Dr. Kendi explored the history of the fight for reparations. He began by explaining that many white people (both abolitionists and supporters of slavery) in the post-Civil War America held the racist notion that Black people didn’t need reparations because they had already been given religion, culture, language, and civilization by their captors. Antiracists of that era knew that slavery was dehumanizing and the black community was entitled to reparations as people who had been robbed of their freedom and exploited for their labor. Kendi explains that he believes the only way to repair the centuries of damage done by the racist policies and actions of those in the United States is to provide reparations and dismantle the racist policies that still exist.

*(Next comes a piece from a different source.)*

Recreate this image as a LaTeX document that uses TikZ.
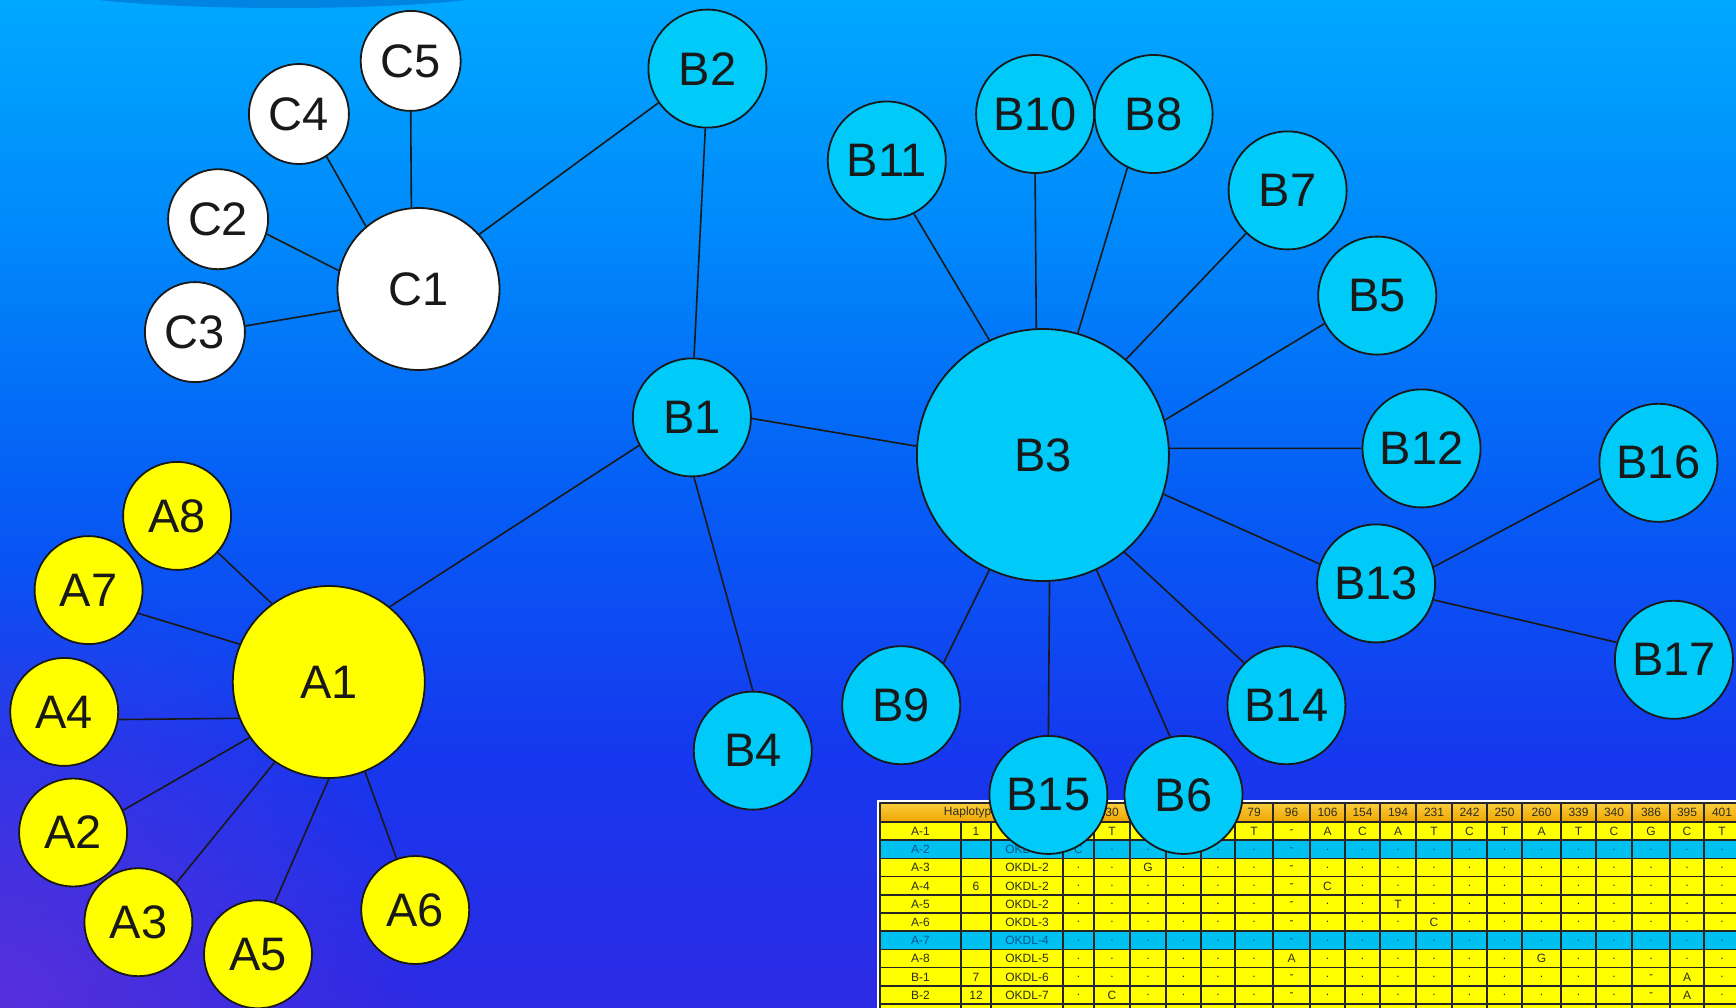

Dr. Kendi was a compelling speaker. Audience members hummed in agreement, nodded along, and laughed with him throughout the evening. Dr. Kendi was even interrupted with applause when he made an especially salient point. Unsurprisingly, he was met with much enthusiasm and many thoughtful questions when the first portion of his talk ended and the question-and-answer segment began.
When asked how the audience should carry the themes of the seminar out into the world, he stressed that “we should focus our time and energy on open-minded people,” not waste it on those who are closed-minded. He was asked about how he sees reparations taking shape and though he said it is not his area of expertise, he did insist that whatever the strategy, the goal of reparations should be to close the racial wealth gap and it should be coupled with the elimination of racist policies that would cause the gap to re-open.
At the close of the seminar, Dr. Kendi received a standing ovation. The night ended with a book signing where audience members could purchase copies of Dr. Kendi’s book Stamped from the Beginning: The Definitive History of Racist Ideas in America which won the 2016 National Book Award and The Black Campus Movement, which won the W.E.B. DuBois Book Prize.